Please write the listing below out again exactly, leaving every picture behind.

> _Given information_:
====================

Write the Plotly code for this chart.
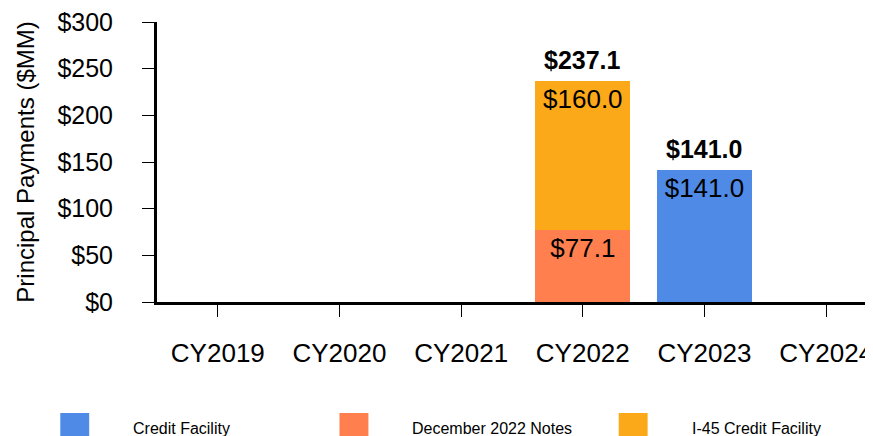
import plotly.graph_objects as go

years = ["CY2019", "CY2020", "CY2021", "CY2022", "CY2023", "CY2024"]
credit_facility = [None, None, None, None, 141.0, None]
dec_2022_notes = [None, None, None, 77.1, None, None]
i45_facility = [None, None, None, 160.0, None, None]

series = [
    ("Credit Facility", credit_facility, "#4f8be6"),
    ("December 2022 Notes", dec_2022_notes, "#ff7f4f"),
    ("I-45 Credit Facility", i45_facility, "#fba918"),
]

FONT = "Arial, Liberation Sans, sans-serif"
OFF = 8  # page body margin
W, H = 873 - OFF, 436 - OFF
ML, MR, MT, MB = 157 - OFF, 0, 22 - OFF, H - (302 - OFF)

fig = go.Figure()
for name, vals, color in series:
    fig.add_trace(go.Bar(
        x=years, y=vals, name=name, marker=dict(color=color, line=dict(width=0)),
        texttemplate="$%{y:.1f}", textposition="inside", insidetextanchor="end",
        textangle=0, textfont=dict(size=26, color="black", family=FONT),
        showlegend=False, width=0.78,
    ))

# bold totals on top of each stack
for i, yr in enumerate(years):
    total = sum(v[i] or 0 for _, v, _ in series)
    if total > 0:
        fig.add_annotation(x=yr, y=total, text=f"<b>${total:.1f}</b>", showarrow=False,
                           yanchor="bottom", yshift=5,
                           font=dict(size=25, color="black", family=FONT))

# legend drawn below the plot (page pixel -> paper helpers)
pw, ph = W - ML - MR, H - MT - MB
px = lambda x: (x - OFF - ML) / pw
py = lambda y: (H - MB - (y - OFF)) / ph
for k, (name, _, color) in enumerate(series):
    x0 = 60 + 280 * k
    fig.add_shape(type="rect", xref="paper", yref="paper", x0=px(x0), x1=px(x0 + 29),
                  y0=py(436), y1=py(413), fillcolor=color, line=dict(width=0))
    fig.add_annotation(xref="paper", yref="paper", x=px(x0 + 71), y=py(428), text=name,
                       showarrow=False, xanchor="left", yanchor="middle",
                       font=dict(size=16, color="black", family=FONT))

fig.update_layout(
    width=W, height=H, barmode="stack",
    margin=dict(l=ML, r=MR, t=MT, b=MB),
    plot_bgcolor="white", paper_bgcolor="white",
    font=dict(family=FONT, color="black"),
    xaxis=dict(range=[-0.5, -0.5 + pw / 122], showline=True, linecolor="black", linewidth=3,
               ticks="outside", ticklen=12, tickwidth=1, tickcolor="black",
               tickfont=dict(size=26), ticklabelstandoff=14, showgrid=False, fixedrange=True),
    yaxis=dict(range=[0, 300], dtick=50, tickprefix="$", showline=True, linecolor="black",
               linewidth=3, ticks="outside", ticklen=12, tickwidth=1, tickcolor="black",
               tickfont=dict(size=25), ticklabelstandoff=24, ticklabeloverflow="allow",
               showgrid=False, zeroline=False,
               title=dict(text="Principal Payments ($MM)", font=dict(size=24), standoff=16)),
)

fig.write_html("out.html")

====================

> _Solution for this problem_:
Write the Plotly code for this chart.
import plotly.graph_objects as go

years = ["CY2019", "CY2020", "CY2021", "CY2022", "CY2023", "CY2024"]
credit_facility = [None, None, None, None, 141.0, None]
dec_2022_notes = [None, None, None, 77.1, None, None]
i45_facility = [None, None, None, 160.0, None, None]

series = [
    ("Credit Facility", credit_facility, "#4f8be6"),
    ("December 2022 Notes", dec_2022_notes, "#ff7f4f"),
    ("I-45 Credit Facility", i45_facility, "#fba918"),
]

FONT = "Arial, Liberation Sans, sans-serif"
OFF = 8  # page body margin
W, H = 873 - OFF, 436 - OFF
ML, MR, MT, MB = 157 - OFF, 0, 22 - OFF, H - (302 - OFF)

fig = go.Figure()
for name, vals, color in series:
    fig.add_trace(go.Bar(
        x=years, y=vals, name=name, marker=dict(color=color, line=dict(width=0)),
        texttemplate="$%{y:.1f}", textposition="inside", insidetextanchor="end",
        textangle=0, textfont=dict(size=26, color="black", family=FONT),
        showlegend=False, width=0.78,
    ))

# bold totals on top of each stack
for i, yr in enumerate(years):
    total = sum(v[i] or 0 for _, v, _ in series)
    if total > 0:
        fig.add_annotation(x=yr, y=total, text=f"<b>${total:.1f}</b>", showarrow=False,
                           yanchor="bottom", yshift=5,
                           font=dict(size=25, color="black", family=FONT))

# legend drawn below the plot (page pixel -> paper helpers)
pw, ph = W - ML - MR, H - MT - MB
px = lambda x: (x - OFF - ML) / pw
py = lambda y: (H - MB - (y - OFF)) / ph
for k, (name, _, color) in enumerate(series):
    x0 = 60 + 280 * k
    fig.add_shape(type="rect", xref="paper", yref="paper", x0=px(x0), x1=px(x0 + 29),
                  y0=py(436), y1=py(413), fillcolor=color, line=dict(width=0))
    fig.add_annotation(xref="paper", yref="paper", x=px(x0 + 71), y=py(428), text=name,
                       showarrow=False, xanchor="left", yanchor="middle",
                       font=dict(size=16, color="black", family=FONT))

fig.update_layout(
    width=W, height=H, barmode="stack",
    margin=dict(l=ML, r=MR, t=MT, b=MB),
    plot_bgcolor="white", paper_bgcolor="white",
    font=dict(family=FONT, color="black"),
    xaxis=dict(range=[-0.5, -0.5 + pw / 122], showline=True, linecolor="black", linewidth=3,
               ticks="outside", ticklen=12, tickwidth=1, tickcolor="black",
               tickfont=dict(size=26), ticklabelstandoff=14, showgrid=False, fixedrange=True),
    yaxis=dict(range=[0, 300], dtick=50, tickprefix="$", showline=True, linecolor="black",
               linewidth=3, ticks="outside", ticklen=12, tickwidth=1, tickcolor="black",
               tickfont=dict(size=25), ticklabelstandoff=24, ticklabeloverflow="allow",
               showgrid=False, zeroline=False,
               title=dict(text="Principal Payments ($MM)", font=dict(size=24), standoff=16)),
)

fig.write_html("out.html")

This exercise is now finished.